To be done:
All of the material should be reproduced exactly, with pictures left out.

Dataset section:
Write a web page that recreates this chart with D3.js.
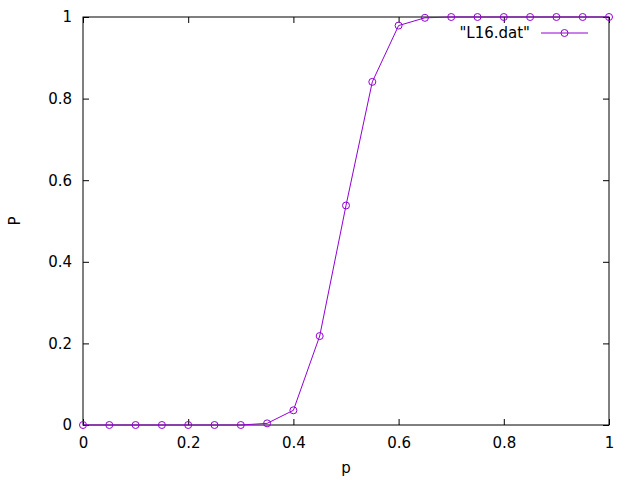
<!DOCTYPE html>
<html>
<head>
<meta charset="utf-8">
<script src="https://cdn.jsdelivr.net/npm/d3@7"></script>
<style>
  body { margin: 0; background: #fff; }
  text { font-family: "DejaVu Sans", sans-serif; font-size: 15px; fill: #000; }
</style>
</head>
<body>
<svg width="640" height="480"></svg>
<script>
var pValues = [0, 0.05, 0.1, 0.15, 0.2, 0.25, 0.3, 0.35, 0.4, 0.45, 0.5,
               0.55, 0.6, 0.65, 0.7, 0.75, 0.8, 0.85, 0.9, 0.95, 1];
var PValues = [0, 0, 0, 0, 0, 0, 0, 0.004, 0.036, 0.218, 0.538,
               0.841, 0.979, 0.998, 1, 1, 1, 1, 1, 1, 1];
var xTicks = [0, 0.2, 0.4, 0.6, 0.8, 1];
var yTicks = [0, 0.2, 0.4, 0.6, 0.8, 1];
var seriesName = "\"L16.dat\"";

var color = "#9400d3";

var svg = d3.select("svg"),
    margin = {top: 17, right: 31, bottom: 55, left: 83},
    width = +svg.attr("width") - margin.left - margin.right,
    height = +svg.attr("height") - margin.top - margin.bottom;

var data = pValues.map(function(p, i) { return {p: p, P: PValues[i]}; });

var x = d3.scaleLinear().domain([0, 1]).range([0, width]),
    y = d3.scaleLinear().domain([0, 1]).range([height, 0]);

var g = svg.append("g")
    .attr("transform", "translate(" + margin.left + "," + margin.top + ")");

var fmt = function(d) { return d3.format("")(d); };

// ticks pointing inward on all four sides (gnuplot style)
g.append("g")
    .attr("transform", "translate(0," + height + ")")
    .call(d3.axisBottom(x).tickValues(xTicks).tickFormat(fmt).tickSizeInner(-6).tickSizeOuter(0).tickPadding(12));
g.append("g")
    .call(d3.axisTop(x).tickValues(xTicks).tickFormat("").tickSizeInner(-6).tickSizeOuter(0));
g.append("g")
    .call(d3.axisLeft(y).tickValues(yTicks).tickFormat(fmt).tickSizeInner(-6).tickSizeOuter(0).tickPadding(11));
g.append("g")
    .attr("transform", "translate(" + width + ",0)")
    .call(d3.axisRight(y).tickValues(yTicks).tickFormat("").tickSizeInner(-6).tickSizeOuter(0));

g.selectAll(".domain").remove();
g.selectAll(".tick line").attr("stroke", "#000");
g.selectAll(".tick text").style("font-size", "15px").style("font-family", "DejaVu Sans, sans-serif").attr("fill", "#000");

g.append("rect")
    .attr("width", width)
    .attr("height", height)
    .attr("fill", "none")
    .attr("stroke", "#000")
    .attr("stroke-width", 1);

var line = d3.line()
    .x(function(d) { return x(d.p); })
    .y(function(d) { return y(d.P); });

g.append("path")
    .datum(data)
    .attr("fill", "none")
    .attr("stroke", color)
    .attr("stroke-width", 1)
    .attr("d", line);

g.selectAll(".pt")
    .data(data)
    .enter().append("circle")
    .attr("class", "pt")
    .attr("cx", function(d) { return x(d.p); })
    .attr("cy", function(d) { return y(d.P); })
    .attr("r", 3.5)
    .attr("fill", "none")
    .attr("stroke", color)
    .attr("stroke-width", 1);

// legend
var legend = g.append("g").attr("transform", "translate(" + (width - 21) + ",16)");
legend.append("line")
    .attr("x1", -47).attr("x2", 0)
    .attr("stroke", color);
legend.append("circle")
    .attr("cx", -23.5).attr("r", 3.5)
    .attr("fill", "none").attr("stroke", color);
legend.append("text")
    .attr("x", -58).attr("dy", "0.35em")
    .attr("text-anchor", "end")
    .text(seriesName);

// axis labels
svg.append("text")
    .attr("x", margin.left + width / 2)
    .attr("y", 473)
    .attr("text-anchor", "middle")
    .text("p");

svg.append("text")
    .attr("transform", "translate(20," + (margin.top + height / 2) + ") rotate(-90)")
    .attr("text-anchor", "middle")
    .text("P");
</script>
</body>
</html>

Response to this task:
Write a web page that recreates this chart with D3.js.
<!DOCTYPE html>
<html>
<head>
<meta charset="utf-8">
<script src="https://cdn.jsdelivr.net/npm/d3@7"></script>
<style>
  body { margin: 0; background: #fff; }
  text { font-family: "DejaVu Sans", sans-serif; font-size: 15px; fill: #000; }
</style>
</head>
<body>
<svg width="640" height="480"></svg>
<script>
var pValues = [0, 0.05, 0.1, 0.15, 0.2, 0.25, 0.3, 0.35, 0.4, 0.45, 0.5,
               0.55, 0.6, 0.65, 0.7, 0.75, 0.8, 0.85, 0.9, 0.95, 1];
var PValues = [0, 0, 0, 0, 0, 0, 0, 0.004, 0.036, 0.218, 0.538,
               0.841, 0.979, 0.998, 1, 1, 1, 1, 1, 1, 1];
var xTicks = [0, 0.2, 0.4, 0.6, 0.8, 1];
var yTicks = [0, 0.2, 0.4, 0.6, 0.8, 1];
var seriesName = "\"L16.dat\"";

var color = "#9400d3";

var svg = d3.select("svg"),
    margin = {top: 17, right: 31, bottom: 55, left: 83},
    width = +svg.attr("width") - margin.left - margin.right,
    height = +svg.attr("height") - margin.top - margin.bottom;

var data = pValues.map(function(p, i) { return {p: p, P: PValues[i]}; });

var x = d3.scaleLinear().domain([0, 1]).range([0, width]),
    y = d3.scaleLinear().domain([0, 1]).range([height, 0]);

var g = svg.append("g")
    .attr("transform", "translate(" + margin.left + "," + margin.top + ")");

var fmt = function(d) { return d3.format("")(d); };

// ticks pointing inward on all four sides (gnuplot style)
g.append("g")
    .attr("transform", "translate(0," + height + ")")
    .call(d3.axisBottom(x).tickValues(xTicks).tickFormat(fmt).tickSizeInner(-6).tickSizeOuter(0).tickPadding(12));
g.append("g")
    .call(d3.axisTop(x).tickValues(xTicks).tickFormat("").tickSizeInner(-6).tickSizeOuter(0));
g.append("g")
    .call(d3.axisLeft(y).tickValues(yTicks).tickFormat(fmt).tickSizeInner(-6).tickSizeOuter(0).tickPadding(11));
g.append("g")
    .attr("transform", "translate(" + width + ",0)")
    .call(d3.axisRight(y).tickValues(yTicks).tickFormat("").tickSizeInner(-6).tickSizeOuter(0));

g.selectAll(".domain").remove();
g.selectAll(".tick line").attr("stroke", "#000");
g.selectAll(".tick text").style("font-size", "15px").style("font-family", "DejaVu Sans, sans-serif").attr("fill", "#000");

g.append("rect")
    .attr("width", width)
    .attr("height", height)
    .attr("fill", "none")
    .attr("stroke", "#000")
    .attr("stroke-width", 1);

var line = d3.line()
    .x(function(d) { return x(d.p); })
    .y(function(d) { return y(d.P); });

g.append("path")
    .datum(data)
    .attr("fill", "none")
    .attr("stroke", color)
    .attr("stroke-width", 1)
    .attr("d", line);

g.selectAll(".pt")
    .data(data)
    .enter().append("circle")
    .attr("class", "pt")
    .attr("cx", function(d) { return x(d.p); })
    .attr("cy", function(d) { return y(d.P); })
    .attr("r", 3.5)
    .attr("fill", "none")
    .attr("stroke", color)
    .attr("stroke-width", 1);

// legend
var legend = g.append("g").attr("transform", "translate(" + (width - 21) + ",16)");
legend.append("line")
    .attr("x1", -47).attr("x2", 0)
    .attr("stroke", color);
legend.append("circle")
    .attr("cx", -23.5).attr("r", 3.5)
    .attr("fill", "none").attr("stroke", color);
legend.append("text")
    .attr("x", -58).attr("dy", "0.35em")
    .attr("text-anchor", "end")
    .text(seriesName);

// axis labels
svg.append("text")
    .attr("x", margin.left + width / 2)
    .attr("y", 473)
    .attr("text-anchor", "middle")
    .text("p");

svg.append("text")
    .attr("transform", "translate(20," + (margin.top + height / 2) + ") rotate(-90)")
    .attr("text-anchor", "middle")
    .text("P");
</script>
</body>
</html>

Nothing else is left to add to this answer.